La plupart du temps, les militantes se retrouvent brutalement arrêtées par les forces de l’ordre, parfois même mises en joue et tabassées comme en 2012 lors de la manifestation de l’institut Civitas qui s’oppose au mariage pour tous… « Pope no more », revendiquaient encore les Femen, en février 2013, après la renonciation du pape Benoît XVI, tout en sonnant les cloches de la cathédrale Notre-Dame de Paris. Le service d’ordre a tenté en vain de les évacuer, mais face à leur résistance, il a éteint toutes les lumières. « Les flashs des photographes ont renforcé l’efficacité cinématographique de leur action, et l’idée d’obscurantisme qui règne dans l’Église », se souvient Joseph Paris.
Une « sorte de test de démocratie » ?
Selon Inna, « une action Femen est une sorte de test de démocratie » et la jeune femme sait de quoi elle parle. En 2012, alors qu’elle proteste en Biélorussie contre la dictature du président Loukachenko, elle est violemment enlevée par le KGB, torturée plusieurs jours avant d’être relâchée en pleine forêt. Au-delà de montrer leur vulnérabilité, la mise en lumière des médias sur les Femen renforce l’image d’un féminisme d’action, prêt à tout – même à mettre en danger son intégrité physique – pour défendre une cause. « On en revient au point de départ, nous sommes une figure “d’Amazones 2.0“, des guerrières revendiquant une force, une indépendance, et cela, par l’appropriation des méthodes viriles », analyse la leadeuse.

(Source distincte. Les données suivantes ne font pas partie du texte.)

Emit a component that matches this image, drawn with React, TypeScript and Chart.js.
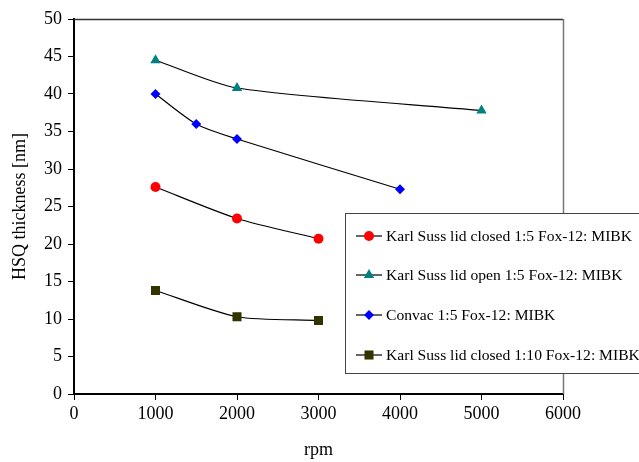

Pour Marion Dalibert et Nelly Quemener, auteures de Femen : la reconnaissance médiatique d’un féminisme seins nus, « l’image des Femen relève d’une mission de conscientisation qui répond parfaitement à l’idéal républicain d’égalité, de laïcité et d’universalité ». Ainsi, en mettant en scène une société divisée entre modernité/émancipation et archaïsme/patriarcat, la médiatisation du mouvement construit une forme légitime d’intervention féministe dans la sphère publique française. « Ce féminisme en ciblant des ennemis sexistes, tels les profiteurs de la prostitution, les catholiques intégristes ou encore les islamistes, conforte la manière dont la société française se pense, à savoir au-dessus des rapports de domination en termes de genre et de race », poursuit Marion Dalibert. La cheffe des Femen conclut : « Et c’est pour toutes ces raisons que nos actions sont devenues attractives et lucratives pour les médias français. »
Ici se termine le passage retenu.